Commission artwork can be "feast or famine," but the Hinzes' line of jewelry has provided a more steady source of income.
"This wasn't our idea," Lyn explains. "Tim put in a 6- or 7-foot bronze cross and the church ladies liked the design so much they wanted to sell it in some fashion as a fundraiser to support a battered women's group. We brainstormed and that's how we started doing jewelry work."
Now many of the pieces Tim's designed are reproduced in necklaces, earrings, plaques and pectoral crosses -- the distinctive crosses worn by clergy members.

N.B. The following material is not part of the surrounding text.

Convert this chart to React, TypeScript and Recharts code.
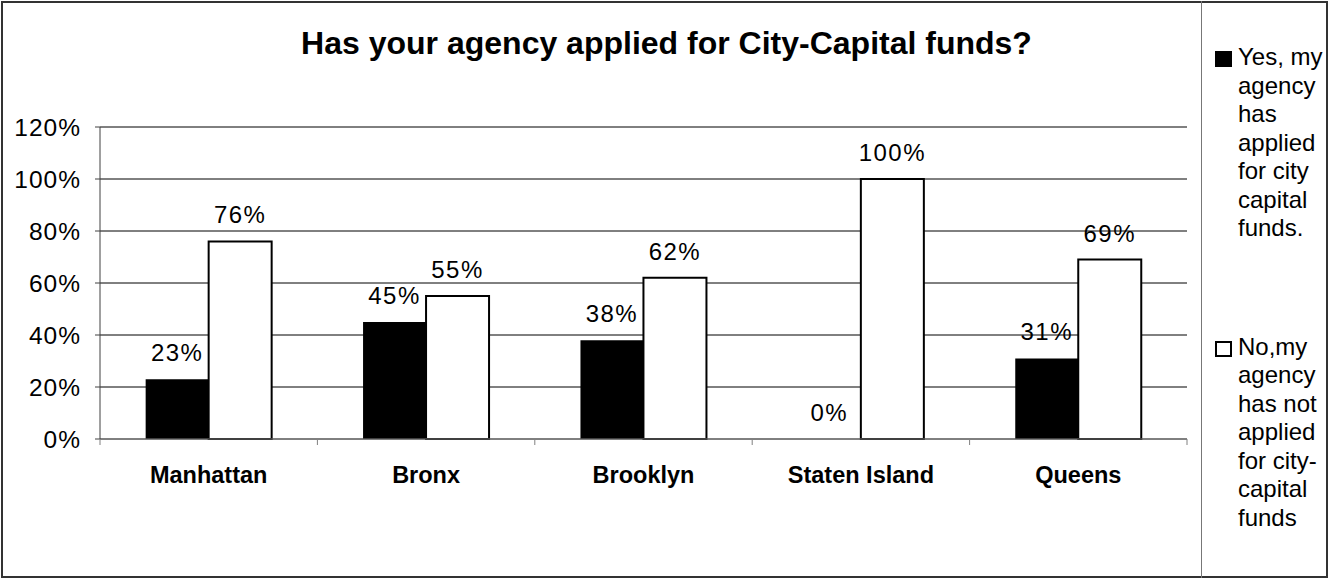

One of the most recognizable pieces in the Hinzes' "Proclaim Jewelry Collection" is the Lutheran Hour cross. Lutheran Hour is an outreach of the Lutheran Church - Missouri Synod. The ministry airs a weekly radio broadcast, which leads Tim to joke that you can see the cross on the radio every Sunday morning. In reality, the cross adorns plaques given in recognition of benefactors, and is also reproduced on jewelry for both clergy and parishioners.
Silver, gold, small, large ... the Hinzes sometimes find the jewelry variations a bit overwhelming, but they try to accommodate all requests. Tim estimates 99 percent of the jewelry sales come via the website, www.hinzfineart.com.
Whether he's working on a small cross or a monumental piece of stone, Tim never loses sight of the message that's central to all of his art. "This is not just pretty art," he said. "Everything we've done is based on a Bible verse or has some message to get the Gospel of Christ out there."